New Headwaters Chief of Staff is a dedicated professional

October 29, 2014   ·   0 Comments

Determination and a strong dedication to the medical profession, as a leader, an administrator and a clinician brought Dr. Somaiah Ahmed to the position of Chief of Staff and Vice President of Medical Affairs of Headwaters Health Care Centre, as of September 12, 2014.

“My parents always pushed me to excel at my studies,” she admitted, adding that she did so in mathematics and sciences.

It was her ambition to work as a family practitioner. She studied family medicine at the University of Toronto in the rural program. Upon graduation, she worked “with various physicians, in ER, et cetera.”

She told us, “From the beginning, I wanted to work in a small town. I lived with my family in Hamilton. So, I came here in 2009 and worked in the ER. I loved caring for people.”

In 2010, Dr. Ahmed started her own practice while still doing shifts in the ER. The following year, she was appointed ER Chief and, as she said, “I stayed with it until the Chief of Staff appointment came up.”

During her administration as ER Chief, Dr. Ahmed wanted to concentrate on the patients and the kind of care they were receiving and the time it took to give that care. Surely part of her success is her intense interest in the well being of patients in more than simply tending to their wounds and illnesses. While working in the ER, she analysed the way in which patients were triaged and dealt with. She was always on the hunt for better ways to move them in and through.

“Our hospital has been one of the top three hospitals [in Ontario] for wait times,” she was pleased to advise us.

When asked how does this happen and not happen, she replied, “As a patient, you need to remember you never know what’s going to happen. Your crisis is your crisis but if 50 people come in at once…” she said, leaving this mental picture to tell its own story.

She explained that in the last three years, the ER has been divided into two zones: acute and rapid assessment, namely, stitches, casts, abdominal pain – not exposed to infection.

She commented with reference to a doctor shortage, “When you look at the big picture, we are very fortunate here. We are performing well when we look at patient data; we’ve increased our nursing staff.”

Smiling, she told us, “We were awarded for our performance with a one-time funding for our performance.”

To be sure, Dr. Ahmed applied for the position of Chief of Staff and was successful in her ambition but this accomplishment only came after considerable hard work and further studies on her part. To understand the mechanics of this apparent meteoric rise within the structure of the hospital, we asked more about her remarkable background.

Although there are no medics in her family, she was supported and encouraged by them to excel at her studies. It established in her a habit of studying and she had pressed ahead with further courses throughout her working here. It is in her nature, to be ambitious for leadership roles and, so, she has continued her education through the Canadian Medical Association Physician Management Institute leadership programs.
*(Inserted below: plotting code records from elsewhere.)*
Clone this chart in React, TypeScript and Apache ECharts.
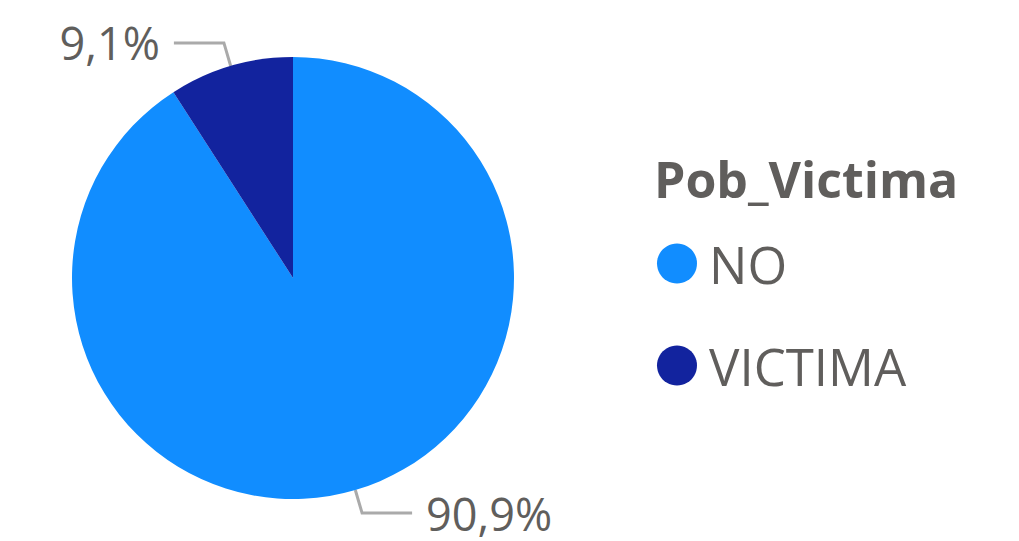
import React, { useEffect, useRef } from "react";
import * as echarts from "echarts";

const categories = ["NO", "VICTIMA"];
const values = [90.9, 9.1];
const colors = ["#118DFF", "#12239E"];
const legendTitle = "Pob_Victima";

export default function App() {
  const ref = useRef<HTMLDivElement>(null);
  useEffect(() => {
    if (!ref.current) return;
    const chart = echarts.init(ref.current, null, { renderer: "svg" });
    const font = "'Open Sans', 'Noto Sans', sans-serif";
    chart.setOption({
      animation: false,
      backgroundColor: "#ffffff",
      title: {
        text: legendTitle,
        left: 649,
        top: 149,
        textStyle: { fontFamily: font, fontWeight: "bold", fontSize: 50, color: "#605E5C" },
      },
      legend: {
        orient: "vertical",
        left: 652,
        top: 233,
        icon: "circle",
        itemWidth: 40,
        itemHeight: 40,
        itemGap: 51,
        data: categories,
        textStyle: {
          fontFamily: font,
          fontSize: 51,
          lineHeight: 50,
          color: "#605E5C",
          padding: [0, 0, 0, 7],
        },
      },
      series: [
        {
          type: "pie",
          center: [293, 278],
          radius: [0, 221],
          startAngle: 90,
          clockwise: true,
          avoidLabelOverlap: false,
          data: categories.map((c, i) => ({
            name: c,
            value: values[i],
            itemStyle: { color: colors[i] },
          })),
          label: {
            show: true,
            position: "outside",
            formatter: (p: any) => p.value.toFixed(1).replace(".", ",") + "%",
            fontFamily: font,
            fontSize: 45,
            color: "#605E5C",
            distanceToLabelLine: 14,
          },
          labelLine: {
            show: true,
            length: 24,
            length2: 50,
            lineStyle: { color: "#AAAAAA", width: 3 },
          },
        },
      ],
    });
    return () => chart.dispose();
  }, []);
  return (
    <div
      ref={ref}
      style={{ position: "fixed", left: 0, top: 0, width: 1019, height: 541 }}
    />
  );
}
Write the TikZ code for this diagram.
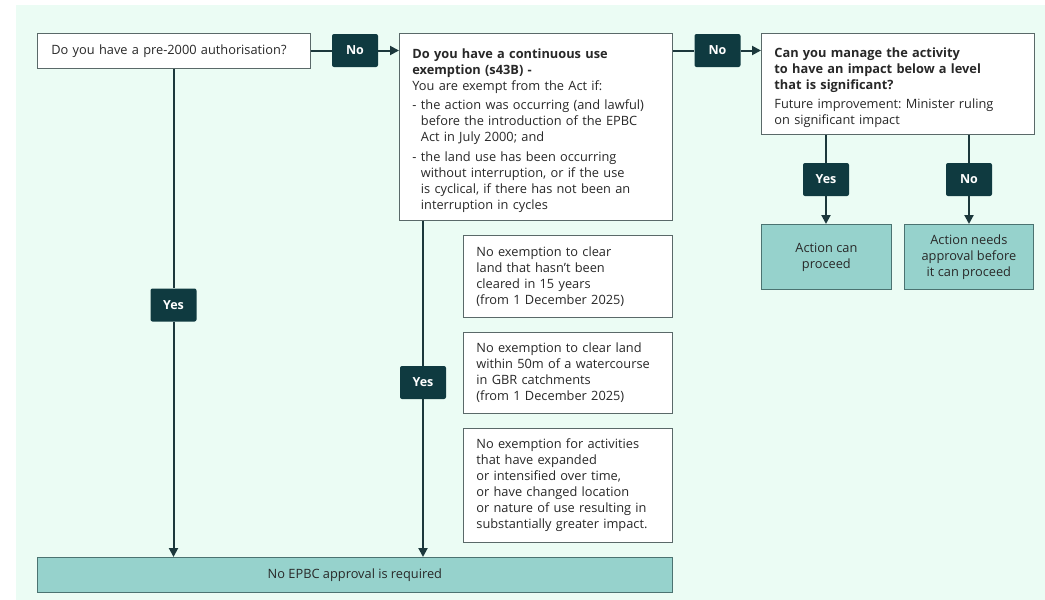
\documentclass[tikz,border=0pt]{standalone}
\usepackage{fontspec}
\setmainfont{Open Sans}
\usetikzlibrary{arrows.meta}
\definecolor{bgmint}{RGB}{235,252,244}
\definecolor{darklab}{RGB}{15,58,64}
\definecolor{linecol}{RGB}{28,56,60}
\definecolor{boxline}{RGB}{90,105,105}
\definecolor{tealfill}{RGB}{150,210,204}
\definecolor{tealline}{RGB}{75,115,113}
\definecolor{txt}{RGB}{40,40,40}
\frenchspacing
\newcommand\dashitem[1]{\par\vspace{3.5pt}\hangindent=8.5pt\hangafter=1\noindent\makebox[8.5pt][l]{-}#1\par}
\newcommand\topstrut{\rule{0pt}{17pt}}
\tikzset{
  basefont/.style={font=\fontsize{12.8}{16}\selectfont\frenchspacing, text=txt},
  qbox/.style={basefont, draw=boxline, line width=0.8pt, fill=white, anchor=north west, align=left, inner ysep=0pt},
  tbox/.style={basefont, draw=tealline, line width=0.8pt, fill=tealfill, anchor=north west, align=center, inner sep=0pt},
  lab/.style={fill=darklab, rounded corners=2pt, text=white, font=\fontsize{12.5}{14}\selectfont\bfseries, minimum width=46pt, minimum height=33pt, inner sep=0pt},
  conn/.style={draw=linecol, line width=2pt},
  arr/.style={conn, -{Triangle[length=9pt,width=9pt]}}
}
\begin{document}
\begin{tikzpicture}[x=1pt,y=-1pt]
\useasboundingbox (0,0) rectangle (1045,600);
\fill[bgmint] (16,5) rectangle (1045,600);

% question boxes
\node[qbox, inner xsep=14pt, text width=245pt, minimum height=35pt] (b1) at (37,33) {Do you have a pre-2000 authorisation?};
\node[qbox, inner xsep=13pt, text width=247pt, minimum height=187pt] (b2) at (399,33)
 {\topstrut\textbf{Do you have a continuous use\newline exemption (s43B) -}\par
  You are exempt from the Act if:
  \dashitem{the action was occurring (and lawful)\newline before the introduction of the EPBC\newline Act in July 2000; and}
  \dashitem{the land use has been occurring\newline without interruption, or if the use\newline is cyclical, if there has not been an\newline interruption in cycles}};
\node[qbox, inner xsep=13pt, text width=247pt, minimum height=101pt] (b3) at (761,33)
 {\topstrut\textbf{Can you manage the activity\newline to have an impact below a level\newline that is significant?}\par\vspace{3pt}
  Future improvement: Minister ruling\newline on significant impact};

% exemption notes
\node[qbox, inner xsep=13pt, text width=183pt, minimum height=82pt] (e1) at (463,235)
 {No exemption to clear\newline land that hasn't been\newline cleared in 15 years\newline (from 1 December 2025)};
\node[qbox, inner xsep=13pt, text width=183pt, minimum height=81pt] (e2) at (463,332)
 {No exemption to clear land\newline within 50m of a watercourse\newline in GBR catchments\newline (from 1 December 2025)};
\node[qbox, inner xsep=13pt, text width=183pt, minimum height=114pt] (e3) at (463,428)
 {No exemption for activities\newline that have expanded\newline or intensified over time,\newline or have changed location\newline or nature of use resulting in\newline substantially greater impact.};

% outcome boxes
\node[tbox, minimum width=130pt, minimum height=65pt] (proc) at (761,224) {Action can\\proceed};
\node[tbox, minimum width=129pt, minimum height=65pt] (appr) at (904,224) {Action needs\\approval before\\it can proceed};
\node[tbox, minimum width=635pt, minimum height=35pt] (bot) at (37,557) {No EPBC approval is required};

% labels
\node[lab] (no1) at (355,50.5) {No};
\node[lab] (no2) at (717.5,50.5) {No};
\node[lab] (yesC) at (826,179.5) {Yes};
\node[lab] (noC) at (969,179.5) {No};
\node[lab] (yesA) at (173.5,305) {Yes};
\node[lab] (yesB) at (423,382.5) {Yes};

% connectors
\draw[conn] (no1.west -| b1.east) -- (no1.west);
\draw[arr] (no1.east) -- (no1.east -| b2.west);
\draw[conn] (no2.west -| b2.east) -- (no2.west);
\draw[arr] (no2.east) -- (no2.east -| b3.west);
\draw[conn] (yesC.north |- b3.south) -- (yesC.north);
\draw[arr] (yesC.south) -- (yesC.south |- proc.north);
\draw[conn] (noC.north |- b3.south) -- (noC.north);
\draw[arr] (noC.south) -- (noC.south |- appr.north);
\draw[conn] (yesA.north |- b1.south) -- (yesA.north);
\draw[arr] (yesA.south) -- (yesA.south |- bot.north);
\draw[conn] (yesB.north |- b2.south) -- (yesB.north);
\draw[arr] (yesB.south) -- (yesB.south |- bot.north);
\end{tikzpicture}
\end{document}
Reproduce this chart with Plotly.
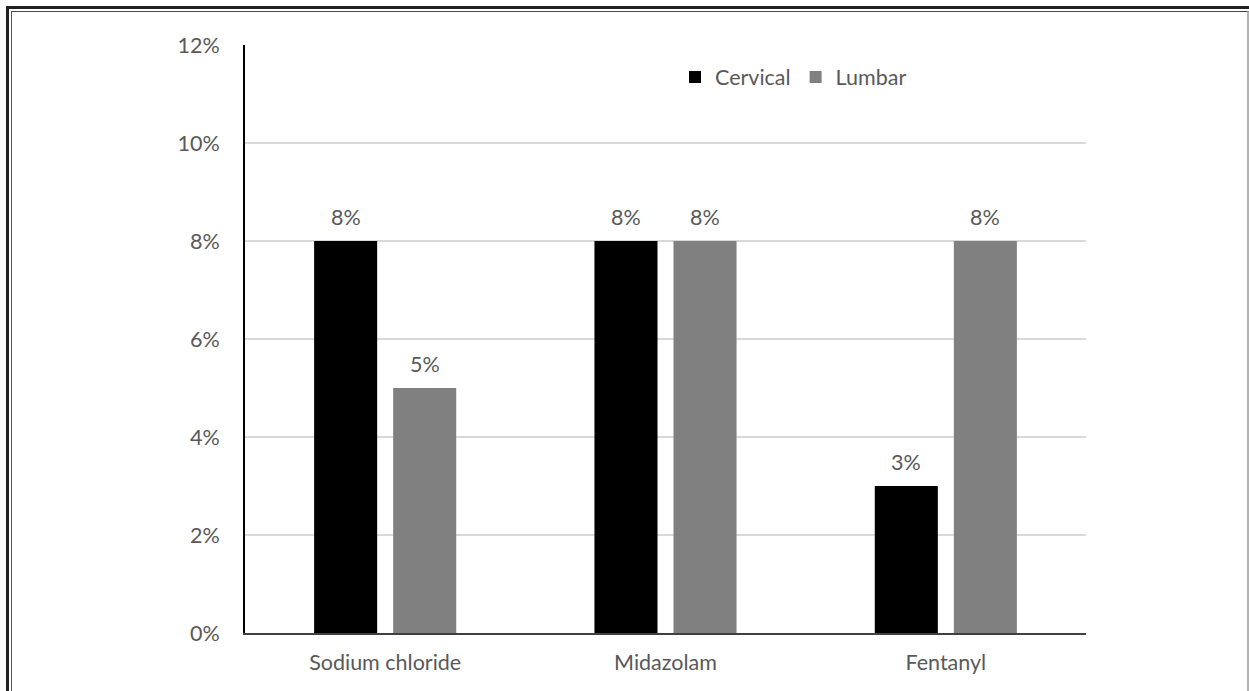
import plotly.graph_objects as go

categories = ["Sodium chloride", "Midazolam", "Fentanyl"]
cervical = [0.08, 0.08, 0.03]
lumbar = [0.05, 0.08, 0.08]
y_ticks = [0, 0.02, 0.04, 0.06, 0.08, 0.10, 0.12]

W, H = 1249, 691
L, R, T, B = 245, 163, 45, 58
pw, ph = W - L - R, H - T - B

def px(x):
    return (x - L) / pw

def py(y):
    return (H - B - y) / ph

font = "Lato, 'Open Sans', sans-serif"
grey_txt = "#595959"
FS = 21.5

fig = go.Figure()
fig.add_trace(go.Bar(x=categories, y=cervical, name="Cervical",
                     marker=dict(color="#000000", line=dict(width=0))))
fig.add_trace(go.Bar(x=categories, y=lumbar, name="Lumbar",
                     marker=dict(color="#808080", line=dict(width=0))))

annotations = []
for series, shift in ((cervical, -39.5), (lumbar, 39.5)):
    for cat, val in zip(categories, series):
        annotations.append(dict(x=cat, y=val, xref="x", yref="y", text=f"{val:.0%}",
                                showarrow=False, xshift=shift, yshift=9,
                                yanchor="bottom", xanchor="center",
                                font=dict(size=FS, color=grey_txt, family=font)))

shapes = [
    dict(type="line", xref="paper", yref="paper", x0=px(6), x1=px(1249), y0=py(7.5), y1=py(7.5),
         line=dict(color="#222222", width=3)),
    dict(type="line", xref="paper", yref="paper", x0=px(11), x1=px(1249), y0=py(11.5), y1=py(11.5),
         line=dict(color="#444444", width=1)),
    dict(type="line", xref="paper", yref="paper", x0=px(7.5), x1=px(7.5), y0=py(6), y1=py(691),
         line=dict(color="#222222", width=3)),
    dict(type="line", xref="paper", yref="paper", x0=px(11.5), x1=px(11.5), y0=py(11), y1=py(691),
         line=dict(color="#555555", width=1)),
    dict(type="line", xref="paper", yref="paper", x0=px(1248), x1=px(1248), y0=py(11), y1=py(691),
         line=dict(color="#999999", width=1.5)),
]

fig.update_layout(
    width=W, height=H,
    margin=dict(l=L, r=R, t=T, b=B, pad=0),
    paper_bgcolor="white", plot_bgcolor="white",
    barmode="group", bargap=0.436, bargroupgap=0.2025,
    font=dict(family=font, color=grey_txt, size=FS),
    showlegend=True,
    legend=dict(orientation="h", x=px(675), y=py(77), xanchor="left", yanchor="middle",
                font=dict(size=FS, color=grey_txt, family=font),
                itemwidth=30, traceorder="normal", bgcolor="rgba(0,0,0,0)"),
    xaxis=dict(showline=True, linecolor="#404040", linewidth=2, ticks="",
               ticklabelstandoff=9,
               tickfont=dict(size=FS, color=grey_txt, family=font), showgrid=False),
    yaxis=dict(range=[0, 0.12], tickvals=y_ticks, tickformat=".0%",
               showline=True, linecolor="#000000", linewidth=2,
               showgrid=True, gridcolor="#d9d9d9", gridwidth=1.5,
               ticks="", ticklabelstandoff=19,
               tickfont=dict(size=FS, color=grey_txt, family=font), zeroline=False),
    shapes=shapes,
    annotations=annotations,
)

fig.write_html("out.html")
Some of these courses were Leading Change; Conflict and Negotiation; Self Awareness as a Leader; Difficult Behaviours in Physicians and Engaging Others.

“As Chief of Staff and VP Medical Affairs, one of my roles is to really engage in the processes that happen here,” Dr. Ahmed remarked. “I have to serve as a conduit of information.”

We looked at the path that had brought her to this point in so few years.

She said, “I’ve been working hard to end where I am. When I was a Resident, I was the leader of the residents’ association. As ER Chief, I engaged in Canadian courses designed for a physician to be a leader. They covered identifying your strengths, change management, conflict resolution. The ER is the gateway to the hospital’s systems. We have to look at how the ER plays its role but then rest of the system has to work too.

“As Chief, I worked in the ER; I still have a small family practice. I have to make sure I have all the priorities.”

She noted with a nod, “Medicine is a changing world.”

For Dr. Ahmed, “Learning is an ongoing thing. I have two courses at the end of this month that deal with finances and managing people.”

In her view, the leader deals with the big picture while a manager handles the day to day business.

With such a robust career to date, we did ask about her ambitions.

“To develop myself as a leader and administrator. I think always as a clinician.

“I’m committed to being here. This is a natural position where I can see both sides of medicine and the politics.